Michael Darter's incredible journey to find his brother missing in action 70 years ago.

Our first meeting was in October 1943, just four months after I was born when my older brother Eugene Darter came home on leave from his flight training, fell in love with his new baby brother, and carried me on a pillow all around the neighborhood. A few days later, he and his B-17 crewmates flew off to a bloody war from which he never returned. It was then over 60 years until we were together again on a dike on Texel Island off the coast of the Netherlands overlooking the mysterious Wadden Sea where he was last seen to be “gone with the wind”. Between these events was a lifetime of yearning and anguish, wondering “what happened to him?”

My brother Eugene F. Darter grew up in Long Beach, California. He graduated from Long Beach Polytechnic high school and went on to four years of college. His friends said he had a photographic memory. After Pearl Harbor, this patriotic young man of 29 years joined the US Army Air Corps and eventually became a member of a B-17 crew that flew from England to bomb military targets of Nazi Germany during World War II (which turned out to be the most dangerous US unit in WWII, losing over 26,000 airmen). Just eight weeks after our first meeting on the pillow, he disappeared on his first bombing mission to destroy large submarine facilities near Bremen, Germany. But our family only had minimal information from a few letters from the government on what happened to him as he simply vanished on 16 December 1943 after his B-17 was reported to be badly hit over Bremen.

Our family mourned his loss for decades and his younger brother pledged to find out what happened no matter what it would take. Then, just over a decade ago, a late night Internet search resulted in the miraculous discovery of a crewmate who found Eugene shot and collapsed in a pool of blood in their shattered and burning B-17. Over a decade of cold case discovery followed as stories of heroism, love, loss, and miracles unfolded beyond imagination. Four surviving crew were found with stories of horrific aerial combat. Eyewitnesses were found on a Dutch island, who, 60 years ago saw the burning B-17 roar over their village and crash into the North Sea with some crew captured by the Nazis. Then, a “message from beyond” was found on the beach just days before a long planned memorial.

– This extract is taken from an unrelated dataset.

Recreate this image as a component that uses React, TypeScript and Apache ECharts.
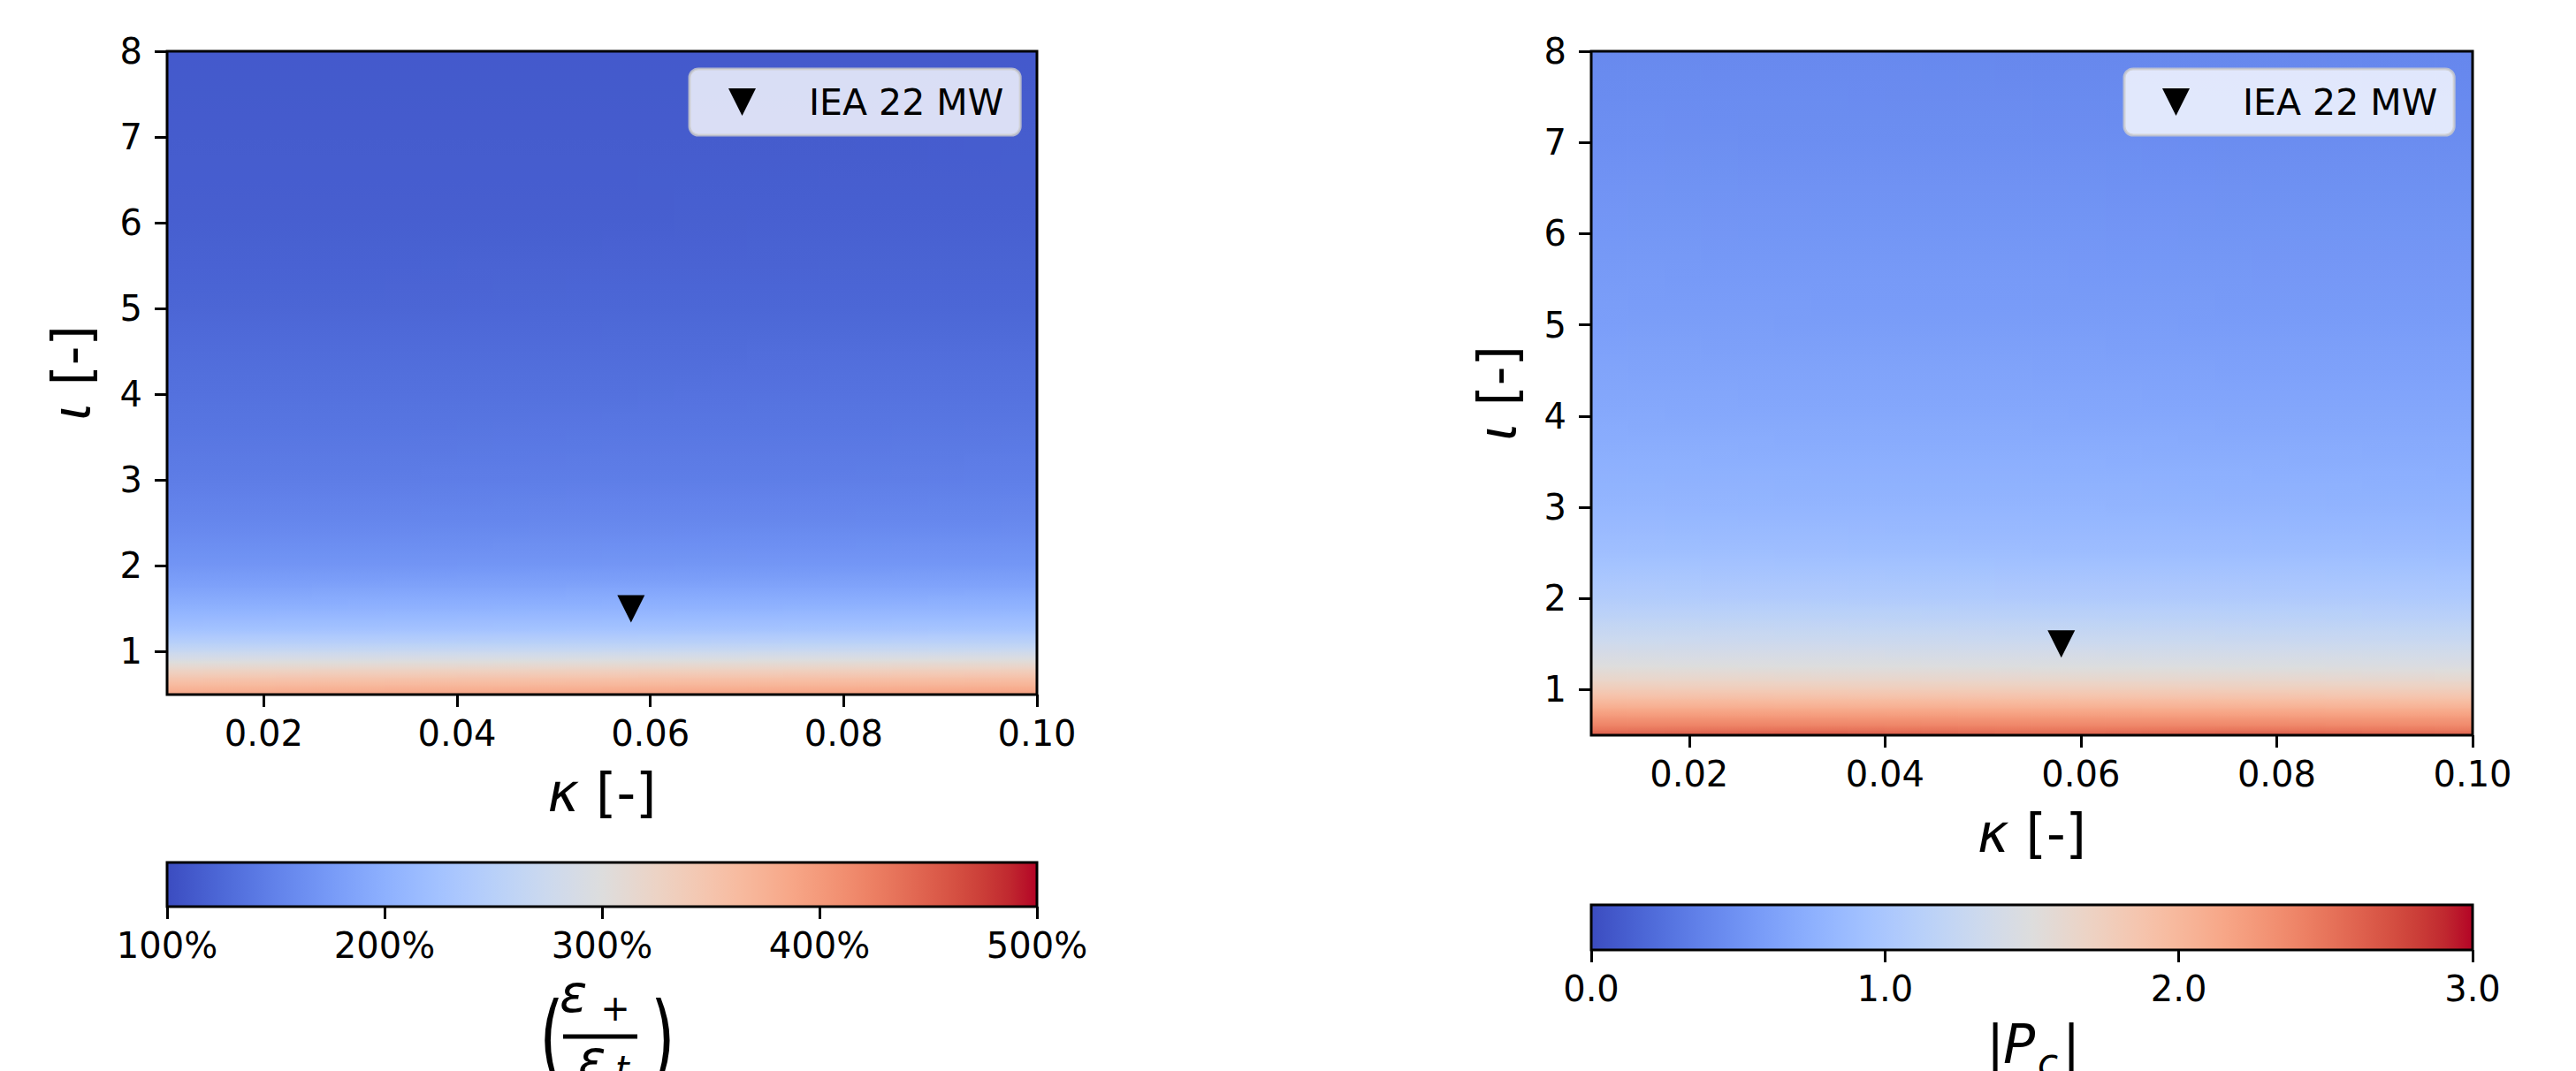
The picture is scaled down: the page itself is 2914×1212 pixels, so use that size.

But the greatest and most amazing discovery was that a then 17-year old Dutch boy on Texel saw an American airman come down through the storm and splash down into the freezing Walden Sea, crying for help, but was carried away by the fierce wind farther out beyond reach. “Gone with the wind” was his description of the shocking even that unfolded just in front of him.

Gone with the Wind, He Said will be of great interest to the more than 83,000 families who have had their young men and women become MIA from America’s wars. The book describes the information available today on the Internet, in databases, X-files, researchers and organizations, publications, and the National Archives. The American government has many teams searching, finding, identifying, and bringing home our hero MIAs. The discoveries indeed brought heartwarming closure to the Darter family, but also to the surviving crewmates and especially the former wife of the MIA pilot Lt. Fred Delbern, who, after six decades finally knows what happened to the love of her life.